The ministry said it is closely monitoring the cases where Letters of Award have been issued by Renewable Energy Implementing Agencies (REIAs), but (PSAs with discoms or end-procurers have not yet been finalised.

As per Icra, the country auctioned a meagre 3.4 GW of green capacity in the first half of the current financial year.

The ministry pointed out that some discoms have expressed apprehensions in signing PSAs for such bids wherein the likely start date of connectivity for the successful bidders is in the distant future.

“REIAs have been advised to carry out due diligence by reviewing and categorizing such cases based on the likelihood of securing PSAs with end procurers. This assessment would consider multiple factors, including the configuration of renewable energy envisaged to be supplied under the bid, the discovered tariff for supply of renewable power and the expected timeline for connectivity,” the ministry said.

It noted that following this review, only those LoAs with minimal or no prospects of PSA execution may be considered for cancellation on a case-to-case basis. Even such cancellations are expected to be “phased” and undertaken only after all feasible and viable options for executing the PSAs and corresponding PPAs have been thoroughly explored.

The government also pointed out that the apprehensions that massive investments in renewable power may get into limbo is “unfounded,” since major investment in any RE project starts only after the execution of PPA. . The investments, if any made by any RE power developer in land or connectivity, are used by the RE power developers for other existing projects or future projects in their portfolio, it added.

As of Sep 30, Renewable Energy Implementing Agencies (REIAs) have issued Letters of Award (LoAs) for 43.9 GW of capacity where PSAs with end procurers remain unsigned, government data showed. Since April 2023, these agencies have successfully signed PSAs for 24.9 GW of capacity.

The country’s installed RE capacity has reached over 197 GW (excluding large hydro) from 35 GW in 2014.

The government now plans to focus not only on adding capacity but also on ensuring that added capacity is absorbed efficiently through grid integration, storage deployment, and market reforms.

To facilitate the execution of PSAs, the government is undertaking several measures including urging states to comply with the Renewable Consumption Obligation (RCO) under the Energy Conservation Act, and advising REIAs to aggregate demand from discoms and other consumers before designing and issuing tenders.

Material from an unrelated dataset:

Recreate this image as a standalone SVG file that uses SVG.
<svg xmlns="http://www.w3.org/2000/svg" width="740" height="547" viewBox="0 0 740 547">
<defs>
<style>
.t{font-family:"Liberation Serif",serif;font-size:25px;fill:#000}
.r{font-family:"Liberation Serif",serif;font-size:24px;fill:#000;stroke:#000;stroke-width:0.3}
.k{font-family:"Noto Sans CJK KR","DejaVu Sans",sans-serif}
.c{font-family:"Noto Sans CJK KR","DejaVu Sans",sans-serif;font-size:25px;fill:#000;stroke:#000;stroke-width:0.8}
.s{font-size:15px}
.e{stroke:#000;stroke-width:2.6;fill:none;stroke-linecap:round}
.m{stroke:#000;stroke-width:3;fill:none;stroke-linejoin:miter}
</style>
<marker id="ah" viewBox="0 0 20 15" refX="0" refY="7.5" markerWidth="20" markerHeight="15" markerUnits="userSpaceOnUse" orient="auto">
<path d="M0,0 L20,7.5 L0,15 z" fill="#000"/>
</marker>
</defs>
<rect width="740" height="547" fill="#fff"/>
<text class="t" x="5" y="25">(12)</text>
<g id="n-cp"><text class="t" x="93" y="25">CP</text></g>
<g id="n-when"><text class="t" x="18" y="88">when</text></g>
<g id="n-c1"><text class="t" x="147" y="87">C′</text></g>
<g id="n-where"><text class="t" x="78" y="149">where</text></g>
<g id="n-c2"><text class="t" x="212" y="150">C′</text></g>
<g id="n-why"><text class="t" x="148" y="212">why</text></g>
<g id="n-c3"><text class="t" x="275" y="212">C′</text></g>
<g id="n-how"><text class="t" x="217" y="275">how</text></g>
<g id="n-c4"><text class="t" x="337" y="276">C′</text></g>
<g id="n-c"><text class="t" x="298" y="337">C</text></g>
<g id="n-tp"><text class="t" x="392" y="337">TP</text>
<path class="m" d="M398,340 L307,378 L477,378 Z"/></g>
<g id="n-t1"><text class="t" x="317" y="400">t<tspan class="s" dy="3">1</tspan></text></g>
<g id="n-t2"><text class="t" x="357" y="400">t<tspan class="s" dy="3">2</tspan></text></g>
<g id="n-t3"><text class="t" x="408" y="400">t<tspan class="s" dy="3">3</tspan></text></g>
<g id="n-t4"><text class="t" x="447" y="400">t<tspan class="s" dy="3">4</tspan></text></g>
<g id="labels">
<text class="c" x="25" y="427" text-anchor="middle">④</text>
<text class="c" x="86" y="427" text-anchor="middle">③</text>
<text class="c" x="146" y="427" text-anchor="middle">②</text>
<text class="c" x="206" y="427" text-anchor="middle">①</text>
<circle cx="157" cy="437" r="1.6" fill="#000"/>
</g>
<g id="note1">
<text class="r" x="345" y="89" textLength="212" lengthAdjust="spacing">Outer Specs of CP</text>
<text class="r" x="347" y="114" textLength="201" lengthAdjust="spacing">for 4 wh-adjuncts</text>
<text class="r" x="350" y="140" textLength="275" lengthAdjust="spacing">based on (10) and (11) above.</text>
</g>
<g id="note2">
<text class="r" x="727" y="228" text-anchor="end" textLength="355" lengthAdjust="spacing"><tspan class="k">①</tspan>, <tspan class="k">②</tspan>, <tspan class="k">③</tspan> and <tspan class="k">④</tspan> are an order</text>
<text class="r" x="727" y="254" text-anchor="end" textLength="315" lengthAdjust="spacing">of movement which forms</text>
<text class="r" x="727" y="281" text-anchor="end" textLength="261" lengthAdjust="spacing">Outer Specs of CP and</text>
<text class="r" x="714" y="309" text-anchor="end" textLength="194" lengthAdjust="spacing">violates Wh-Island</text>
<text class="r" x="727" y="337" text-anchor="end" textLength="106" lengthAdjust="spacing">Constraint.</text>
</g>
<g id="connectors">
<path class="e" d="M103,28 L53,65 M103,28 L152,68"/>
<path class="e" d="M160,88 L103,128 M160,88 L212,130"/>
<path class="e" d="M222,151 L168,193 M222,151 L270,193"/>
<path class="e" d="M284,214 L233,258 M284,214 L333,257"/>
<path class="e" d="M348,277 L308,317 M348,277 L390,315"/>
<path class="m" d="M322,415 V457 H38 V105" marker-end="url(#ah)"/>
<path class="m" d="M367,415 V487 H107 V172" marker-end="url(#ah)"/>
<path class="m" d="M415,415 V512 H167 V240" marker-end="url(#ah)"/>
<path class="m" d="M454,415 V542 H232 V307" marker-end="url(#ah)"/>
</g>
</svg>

In addition, the Standard Bidding Guidelines for solar, wind, hybrid, and Firm and Dispatchable Renewable Energy (FDRE) have been amended to allow for cancellation of Letters of Award (LoAs) that remain unexecuted beyond 12 months from the date of issuance.

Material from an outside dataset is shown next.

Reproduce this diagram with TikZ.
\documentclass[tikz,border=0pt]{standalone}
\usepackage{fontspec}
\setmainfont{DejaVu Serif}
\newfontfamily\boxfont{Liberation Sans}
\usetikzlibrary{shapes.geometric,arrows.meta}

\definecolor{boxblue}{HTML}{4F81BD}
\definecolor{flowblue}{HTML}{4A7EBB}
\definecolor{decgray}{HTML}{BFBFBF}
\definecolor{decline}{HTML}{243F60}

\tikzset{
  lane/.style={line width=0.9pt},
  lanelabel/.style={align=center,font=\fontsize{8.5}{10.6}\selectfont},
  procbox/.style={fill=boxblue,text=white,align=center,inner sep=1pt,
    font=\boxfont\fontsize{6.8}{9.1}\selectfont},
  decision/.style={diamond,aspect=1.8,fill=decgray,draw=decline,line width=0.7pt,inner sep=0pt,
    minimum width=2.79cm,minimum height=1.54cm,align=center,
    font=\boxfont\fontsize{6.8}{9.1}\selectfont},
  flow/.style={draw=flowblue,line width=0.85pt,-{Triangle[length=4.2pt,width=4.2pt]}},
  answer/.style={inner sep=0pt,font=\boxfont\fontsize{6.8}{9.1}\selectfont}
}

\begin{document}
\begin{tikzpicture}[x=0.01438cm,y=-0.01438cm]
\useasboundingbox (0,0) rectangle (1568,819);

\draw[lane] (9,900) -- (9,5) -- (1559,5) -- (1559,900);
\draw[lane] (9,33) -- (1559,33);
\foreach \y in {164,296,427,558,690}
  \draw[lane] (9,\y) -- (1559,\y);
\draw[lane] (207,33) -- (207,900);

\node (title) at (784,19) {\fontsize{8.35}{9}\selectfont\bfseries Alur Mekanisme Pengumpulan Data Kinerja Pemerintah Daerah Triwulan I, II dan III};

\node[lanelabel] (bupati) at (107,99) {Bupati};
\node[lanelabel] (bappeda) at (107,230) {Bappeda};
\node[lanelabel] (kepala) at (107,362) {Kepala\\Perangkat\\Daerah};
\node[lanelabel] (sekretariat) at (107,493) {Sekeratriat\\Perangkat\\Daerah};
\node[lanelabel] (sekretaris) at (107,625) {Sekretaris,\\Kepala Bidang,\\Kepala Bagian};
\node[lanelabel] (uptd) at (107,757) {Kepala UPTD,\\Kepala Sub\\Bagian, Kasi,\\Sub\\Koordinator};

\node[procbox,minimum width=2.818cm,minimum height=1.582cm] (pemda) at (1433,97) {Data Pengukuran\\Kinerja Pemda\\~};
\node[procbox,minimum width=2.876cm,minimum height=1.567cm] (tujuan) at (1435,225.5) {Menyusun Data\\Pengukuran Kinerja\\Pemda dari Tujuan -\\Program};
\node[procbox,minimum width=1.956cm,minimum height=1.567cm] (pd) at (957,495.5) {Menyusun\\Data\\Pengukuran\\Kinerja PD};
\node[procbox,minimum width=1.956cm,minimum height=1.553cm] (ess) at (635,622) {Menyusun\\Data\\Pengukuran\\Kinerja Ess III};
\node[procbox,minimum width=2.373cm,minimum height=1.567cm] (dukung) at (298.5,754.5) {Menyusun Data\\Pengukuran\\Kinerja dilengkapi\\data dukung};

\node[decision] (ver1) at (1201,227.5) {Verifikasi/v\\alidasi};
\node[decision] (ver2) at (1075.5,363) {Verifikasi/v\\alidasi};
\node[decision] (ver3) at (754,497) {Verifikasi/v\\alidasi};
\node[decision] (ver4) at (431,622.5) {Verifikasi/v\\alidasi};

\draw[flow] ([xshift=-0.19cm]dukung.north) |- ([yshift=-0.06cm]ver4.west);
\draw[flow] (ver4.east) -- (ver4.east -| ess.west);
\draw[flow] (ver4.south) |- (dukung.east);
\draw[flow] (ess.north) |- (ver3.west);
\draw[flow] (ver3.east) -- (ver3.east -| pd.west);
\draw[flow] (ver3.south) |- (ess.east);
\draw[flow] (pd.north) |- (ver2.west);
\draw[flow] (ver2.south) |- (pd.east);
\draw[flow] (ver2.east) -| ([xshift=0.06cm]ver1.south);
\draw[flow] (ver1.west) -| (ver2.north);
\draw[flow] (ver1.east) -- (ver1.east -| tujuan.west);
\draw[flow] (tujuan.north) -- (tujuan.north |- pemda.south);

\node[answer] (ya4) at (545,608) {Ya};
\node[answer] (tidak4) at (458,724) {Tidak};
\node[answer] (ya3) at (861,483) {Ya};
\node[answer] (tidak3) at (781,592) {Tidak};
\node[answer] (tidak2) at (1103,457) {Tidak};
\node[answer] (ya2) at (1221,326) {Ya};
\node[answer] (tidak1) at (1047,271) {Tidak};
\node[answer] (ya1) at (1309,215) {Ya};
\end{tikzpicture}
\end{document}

FE had earlier reported that the government plans to remodel plain solar or wind capacities as hybrid, integrating them with a battery energy storage system (BESS) so that it can be used in peak solar hours.

The government has also started sensitizing the REIAs to move from plain solar tenders to tenders of solar plus energy storage tenders with configuration to supply renewable power during peak hours and tenders with configuration to supply firm and dispatchable renewable energy (FDRE).

The government also plans to unlock stranded capacity and enable dynamic corridor sharing with a ₹2.4 lakh crore investment plan for transmission associated with 500 GW of renewable energy, along with recent amendments to the General Network Access regulations. These reforms are expected to ease congestion and improve grid access in renewable-rich states, it said.

India added around 29 GW of renewable energy capacity (excluding large hydro) in the last financial year. Furthermore, around 25 GW has already been added in the first half of FY26. This growth was driven not only by central and state-led bids but also by commercial and industrial consumers.